### Dataset extract
----

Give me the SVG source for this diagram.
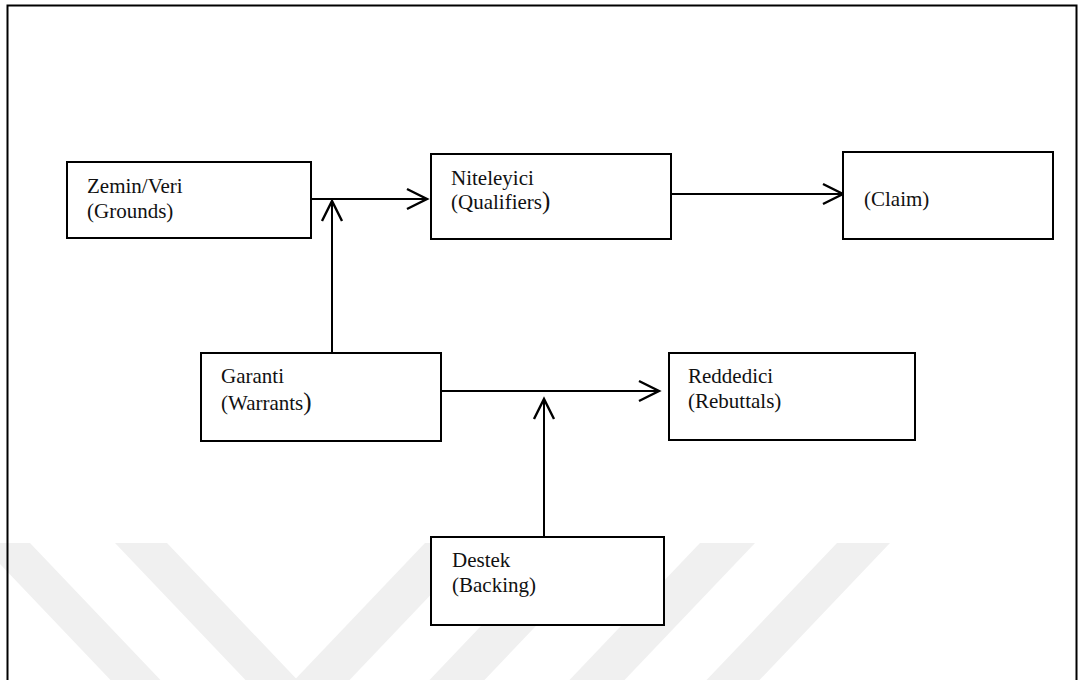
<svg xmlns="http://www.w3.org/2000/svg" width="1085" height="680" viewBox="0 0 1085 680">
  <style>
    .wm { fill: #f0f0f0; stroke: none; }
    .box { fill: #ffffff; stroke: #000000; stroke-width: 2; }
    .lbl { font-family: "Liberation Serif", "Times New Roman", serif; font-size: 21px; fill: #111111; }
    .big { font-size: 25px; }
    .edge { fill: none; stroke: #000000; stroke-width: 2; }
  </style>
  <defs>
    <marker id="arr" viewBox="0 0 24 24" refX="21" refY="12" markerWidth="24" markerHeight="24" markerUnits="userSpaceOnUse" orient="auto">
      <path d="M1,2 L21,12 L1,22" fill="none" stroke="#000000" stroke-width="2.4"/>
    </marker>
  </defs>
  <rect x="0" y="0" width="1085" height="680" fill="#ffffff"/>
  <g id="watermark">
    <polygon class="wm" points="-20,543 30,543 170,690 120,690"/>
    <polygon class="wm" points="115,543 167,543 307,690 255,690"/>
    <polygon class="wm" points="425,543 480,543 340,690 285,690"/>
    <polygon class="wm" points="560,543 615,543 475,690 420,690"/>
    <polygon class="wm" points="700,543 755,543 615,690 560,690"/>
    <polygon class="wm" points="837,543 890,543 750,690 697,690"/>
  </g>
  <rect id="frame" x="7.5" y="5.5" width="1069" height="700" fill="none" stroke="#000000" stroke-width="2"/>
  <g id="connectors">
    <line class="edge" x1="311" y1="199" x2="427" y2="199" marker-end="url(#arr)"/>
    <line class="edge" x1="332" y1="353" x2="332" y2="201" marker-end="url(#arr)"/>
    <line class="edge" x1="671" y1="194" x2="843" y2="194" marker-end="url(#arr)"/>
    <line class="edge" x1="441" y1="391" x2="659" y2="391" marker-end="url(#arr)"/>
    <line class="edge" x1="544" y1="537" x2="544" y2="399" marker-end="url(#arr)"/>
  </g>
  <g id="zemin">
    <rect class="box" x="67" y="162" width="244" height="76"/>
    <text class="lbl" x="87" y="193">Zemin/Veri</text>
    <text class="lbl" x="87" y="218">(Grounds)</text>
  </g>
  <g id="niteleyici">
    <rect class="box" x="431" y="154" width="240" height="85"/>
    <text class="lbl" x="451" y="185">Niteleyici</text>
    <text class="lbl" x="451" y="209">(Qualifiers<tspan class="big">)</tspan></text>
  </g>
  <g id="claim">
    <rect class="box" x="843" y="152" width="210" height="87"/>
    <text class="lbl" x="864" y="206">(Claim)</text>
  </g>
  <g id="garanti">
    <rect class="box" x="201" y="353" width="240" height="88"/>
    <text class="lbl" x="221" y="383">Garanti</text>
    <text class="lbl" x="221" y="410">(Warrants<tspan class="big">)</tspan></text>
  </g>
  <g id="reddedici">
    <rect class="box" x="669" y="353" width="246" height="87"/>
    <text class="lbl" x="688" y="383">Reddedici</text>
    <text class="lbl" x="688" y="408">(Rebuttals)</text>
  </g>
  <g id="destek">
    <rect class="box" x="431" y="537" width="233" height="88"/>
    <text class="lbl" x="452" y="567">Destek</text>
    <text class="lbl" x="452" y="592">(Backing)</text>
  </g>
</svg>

----

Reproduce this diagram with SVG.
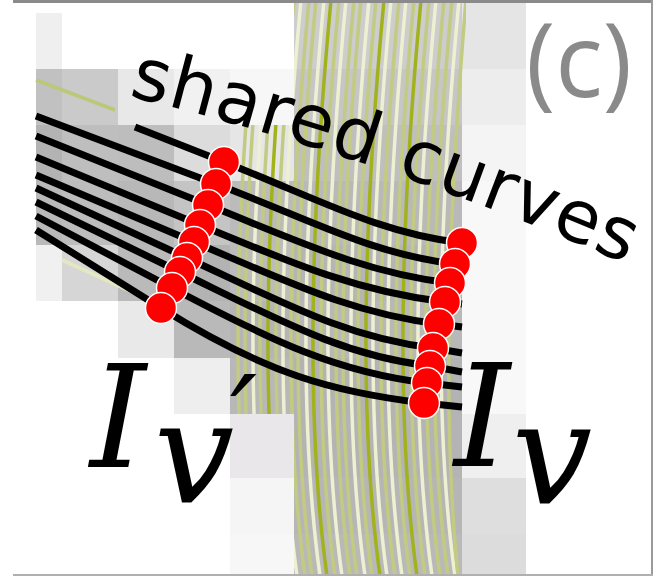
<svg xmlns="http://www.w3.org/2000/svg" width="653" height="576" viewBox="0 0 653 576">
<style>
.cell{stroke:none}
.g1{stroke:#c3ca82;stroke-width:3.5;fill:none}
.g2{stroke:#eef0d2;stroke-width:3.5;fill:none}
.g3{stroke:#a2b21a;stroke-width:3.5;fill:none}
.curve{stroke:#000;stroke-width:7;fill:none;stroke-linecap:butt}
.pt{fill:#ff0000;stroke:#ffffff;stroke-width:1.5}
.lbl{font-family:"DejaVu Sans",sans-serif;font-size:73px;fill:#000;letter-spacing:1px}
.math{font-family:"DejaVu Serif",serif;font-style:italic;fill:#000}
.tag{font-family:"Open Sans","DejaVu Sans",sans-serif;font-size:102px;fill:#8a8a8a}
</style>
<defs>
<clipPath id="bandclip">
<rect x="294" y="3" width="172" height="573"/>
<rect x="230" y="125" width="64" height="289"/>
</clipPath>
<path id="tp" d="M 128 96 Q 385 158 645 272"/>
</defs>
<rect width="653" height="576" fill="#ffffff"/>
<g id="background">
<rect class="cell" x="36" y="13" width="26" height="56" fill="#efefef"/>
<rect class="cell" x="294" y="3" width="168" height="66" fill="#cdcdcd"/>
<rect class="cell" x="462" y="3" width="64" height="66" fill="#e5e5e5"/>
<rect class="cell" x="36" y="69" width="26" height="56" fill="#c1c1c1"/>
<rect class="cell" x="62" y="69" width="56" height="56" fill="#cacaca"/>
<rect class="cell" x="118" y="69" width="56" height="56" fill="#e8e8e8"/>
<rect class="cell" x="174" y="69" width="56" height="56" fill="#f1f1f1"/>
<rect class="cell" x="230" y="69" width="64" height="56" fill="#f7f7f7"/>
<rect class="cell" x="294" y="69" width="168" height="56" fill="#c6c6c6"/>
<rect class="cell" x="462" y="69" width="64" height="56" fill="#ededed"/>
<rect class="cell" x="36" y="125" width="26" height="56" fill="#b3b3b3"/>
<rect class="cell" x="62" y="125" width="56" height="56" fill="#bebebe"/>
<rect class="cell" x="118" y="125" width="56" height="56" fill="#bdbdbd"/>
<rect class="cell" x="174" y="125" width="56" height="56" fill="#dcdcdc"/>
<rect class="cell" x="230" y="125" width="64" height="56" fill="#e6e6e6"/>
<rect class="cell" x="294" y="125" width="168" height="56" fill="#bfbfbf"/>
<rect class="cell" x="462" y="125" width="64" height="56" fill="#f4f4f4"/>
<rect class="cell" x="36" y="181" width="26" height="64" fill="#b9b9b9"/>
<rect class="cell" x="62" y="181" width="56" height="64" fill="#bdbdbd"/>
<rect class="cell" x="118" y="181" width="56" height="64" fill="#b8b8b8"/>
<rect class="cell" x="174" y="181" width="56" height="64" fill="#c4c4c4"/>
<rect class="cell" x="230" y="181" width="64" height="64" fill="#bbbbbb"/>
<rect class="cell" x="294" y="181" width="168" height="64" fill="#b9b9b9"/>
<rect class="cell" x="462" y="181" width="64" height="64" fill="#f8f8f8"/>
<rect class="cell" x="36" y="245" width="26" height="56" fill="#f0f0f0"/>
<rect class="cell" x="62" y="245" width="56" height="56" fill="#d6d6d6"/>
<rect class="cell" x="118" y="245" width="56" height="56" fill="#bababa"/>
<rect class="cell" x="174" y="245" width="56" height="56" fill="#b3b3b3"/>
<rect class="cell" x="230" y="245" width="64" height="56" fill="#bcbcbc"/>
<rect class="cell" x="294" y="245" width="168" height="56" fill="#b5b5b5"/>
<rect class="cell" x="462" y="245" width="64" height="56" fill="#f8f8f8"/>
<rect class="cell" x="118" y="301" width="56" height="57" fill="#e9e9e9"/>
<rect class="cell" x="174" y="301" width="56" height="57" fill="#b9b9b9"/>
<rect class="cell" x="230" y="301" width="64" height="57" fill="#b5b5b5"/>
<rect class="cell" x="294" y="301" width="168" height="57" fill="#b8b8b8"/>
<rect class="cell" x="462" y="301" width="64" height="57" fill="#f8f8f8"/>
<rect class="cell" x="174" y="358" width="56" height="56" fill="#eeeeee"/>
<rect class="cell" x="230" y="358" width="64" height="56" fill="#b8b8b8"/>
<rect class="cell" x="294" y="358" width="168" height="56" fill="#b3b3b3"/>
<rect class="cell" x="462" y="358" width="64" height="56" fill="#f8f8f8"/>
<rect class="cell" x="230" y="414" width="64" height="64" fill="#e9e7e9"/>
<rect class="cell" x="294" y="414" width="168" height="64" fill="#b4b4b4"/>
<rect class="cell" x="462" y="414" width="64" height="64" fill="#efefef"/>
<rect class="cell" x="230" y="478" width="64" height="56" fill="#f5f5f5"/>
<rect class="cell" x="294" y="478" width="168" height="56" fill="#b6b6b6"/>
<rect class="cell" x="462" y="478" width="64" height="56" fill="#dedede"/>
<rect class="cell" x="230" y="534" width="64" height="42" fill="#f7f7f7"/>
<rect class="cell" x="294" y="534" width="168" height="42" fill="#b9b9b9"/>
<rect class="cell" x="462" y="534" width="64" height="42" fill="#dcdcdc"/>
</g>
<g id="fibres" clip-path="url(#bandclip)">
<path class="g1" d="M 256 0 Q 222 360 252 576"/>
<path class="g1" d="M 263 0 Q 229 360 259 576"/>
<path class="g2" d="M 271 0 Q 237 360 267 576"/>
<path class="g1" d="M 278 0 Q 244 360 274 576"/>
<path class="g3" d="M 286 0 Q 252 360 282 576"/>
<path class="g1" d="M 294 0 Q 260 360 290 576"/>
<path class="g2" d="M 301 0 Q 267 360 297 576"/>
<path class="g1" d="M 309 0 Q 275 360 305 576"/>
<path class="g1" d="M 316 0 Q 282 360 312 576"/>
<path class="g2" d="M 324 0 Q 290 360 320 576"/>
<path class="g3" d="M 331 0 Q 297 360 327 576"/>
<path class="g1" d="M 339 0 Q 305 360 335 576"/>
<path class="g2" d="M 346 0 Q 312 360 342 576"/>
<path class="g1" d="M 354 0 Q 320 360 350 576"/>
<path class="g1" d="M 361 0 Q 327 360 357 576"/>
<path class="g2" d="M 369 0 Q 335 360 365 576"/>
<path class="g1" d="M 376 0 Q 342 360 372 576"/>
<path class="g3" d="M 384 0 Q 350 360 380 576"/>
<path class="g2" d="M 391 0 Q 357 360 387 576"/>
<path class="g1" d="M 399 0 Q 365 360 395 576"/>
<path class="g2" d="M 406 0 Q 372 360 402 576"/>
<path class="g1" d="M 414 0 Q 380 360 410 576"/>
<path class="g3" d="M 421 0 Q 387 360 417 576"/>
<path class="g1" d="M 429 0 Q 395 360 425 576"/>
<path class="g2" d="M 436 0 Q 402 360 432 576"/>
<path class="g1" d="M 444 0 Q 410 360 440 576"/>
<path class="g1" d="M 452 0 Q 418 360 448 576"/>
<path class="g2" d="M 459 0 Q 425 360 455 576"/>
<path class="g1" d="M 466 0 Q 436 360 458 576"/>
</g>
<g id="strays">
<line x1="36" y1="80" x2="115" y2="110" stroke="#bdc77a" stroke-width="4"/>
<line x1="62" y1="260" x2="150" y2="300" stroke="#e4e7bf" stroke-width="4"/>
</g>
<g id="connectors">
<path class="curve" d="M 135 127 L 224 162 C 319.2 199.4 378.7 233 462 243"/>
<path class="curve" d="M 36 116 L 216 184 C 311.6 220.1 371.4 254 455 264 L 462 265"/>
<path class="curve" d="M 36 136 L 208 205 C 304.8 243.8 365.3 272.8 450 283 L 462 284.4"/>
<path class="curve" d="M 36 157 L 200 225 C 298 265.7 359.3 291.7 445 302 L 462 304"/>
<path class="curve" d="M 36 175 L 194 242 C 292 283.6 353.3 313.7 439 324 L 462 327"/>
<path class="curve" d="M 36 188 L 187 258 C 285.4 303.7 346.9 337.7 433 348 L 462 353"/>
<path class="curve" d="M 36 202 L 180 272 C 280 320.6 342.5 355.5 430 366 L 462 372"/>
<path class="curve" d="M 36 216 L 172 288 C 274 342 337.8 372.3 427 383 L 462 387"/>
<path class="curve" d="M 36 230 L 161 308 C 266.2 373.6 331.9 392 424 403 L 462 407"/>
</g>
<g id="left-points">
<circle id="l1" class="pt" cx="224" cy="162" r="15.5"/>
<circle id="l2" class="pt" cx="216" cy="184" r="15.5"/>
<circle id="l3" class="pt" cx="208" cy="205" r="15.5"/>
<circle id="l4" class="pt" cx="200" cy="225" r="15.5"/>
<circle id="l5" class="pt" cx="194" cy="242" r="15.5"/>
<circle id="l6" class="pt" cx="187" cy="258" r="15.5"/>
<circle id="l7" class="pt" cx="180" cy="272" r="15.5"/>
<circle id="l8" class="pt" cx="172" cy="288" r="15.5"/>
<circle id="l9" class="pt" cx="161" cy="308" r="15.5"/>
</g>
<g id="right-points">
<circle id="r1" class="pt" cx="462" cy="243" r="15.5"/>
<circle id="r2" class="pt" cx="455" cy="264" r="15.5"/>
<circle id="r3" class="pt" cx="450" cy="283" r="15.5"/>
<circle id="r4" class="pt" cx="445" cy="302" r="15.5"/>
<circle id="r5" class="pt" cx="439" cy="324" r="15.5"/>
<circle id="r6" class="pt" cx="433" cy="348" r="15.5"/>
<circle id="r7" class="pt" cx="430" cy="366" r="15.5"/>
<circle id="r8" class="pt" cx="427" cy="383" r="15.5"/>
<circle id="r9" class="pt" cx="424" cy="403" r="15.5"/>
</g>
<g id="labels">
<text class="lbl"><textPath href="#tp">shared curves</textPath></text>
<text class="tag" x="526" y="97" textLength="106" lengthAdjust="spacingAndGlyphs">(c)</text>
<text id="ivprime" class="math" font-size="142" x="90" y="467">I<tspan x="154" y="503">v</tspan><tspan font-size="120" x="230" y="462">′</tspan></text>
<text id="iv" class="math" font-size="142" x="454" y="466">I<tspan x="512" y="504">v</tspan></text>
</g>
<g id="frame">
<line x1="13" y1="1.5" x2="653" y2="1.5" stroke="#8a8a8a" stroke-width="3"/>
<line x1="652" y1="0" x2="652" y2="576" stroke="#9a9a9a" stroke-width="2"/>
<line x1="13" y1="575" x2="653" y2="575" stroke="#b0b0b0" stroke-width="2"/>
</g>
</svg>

----

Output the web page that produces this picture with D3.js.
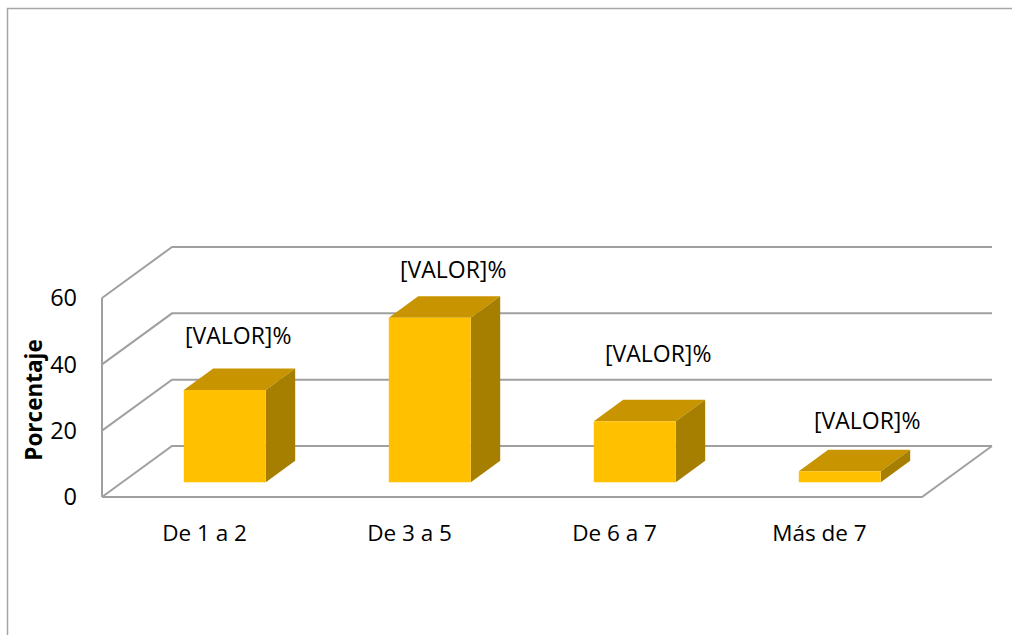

----

Check all the records above and select each line where the string "this" is found.

Give me the SVG source for this diagram.
Reproduce this diagram with SVG.
Output the web page that produces this picture with D3.js.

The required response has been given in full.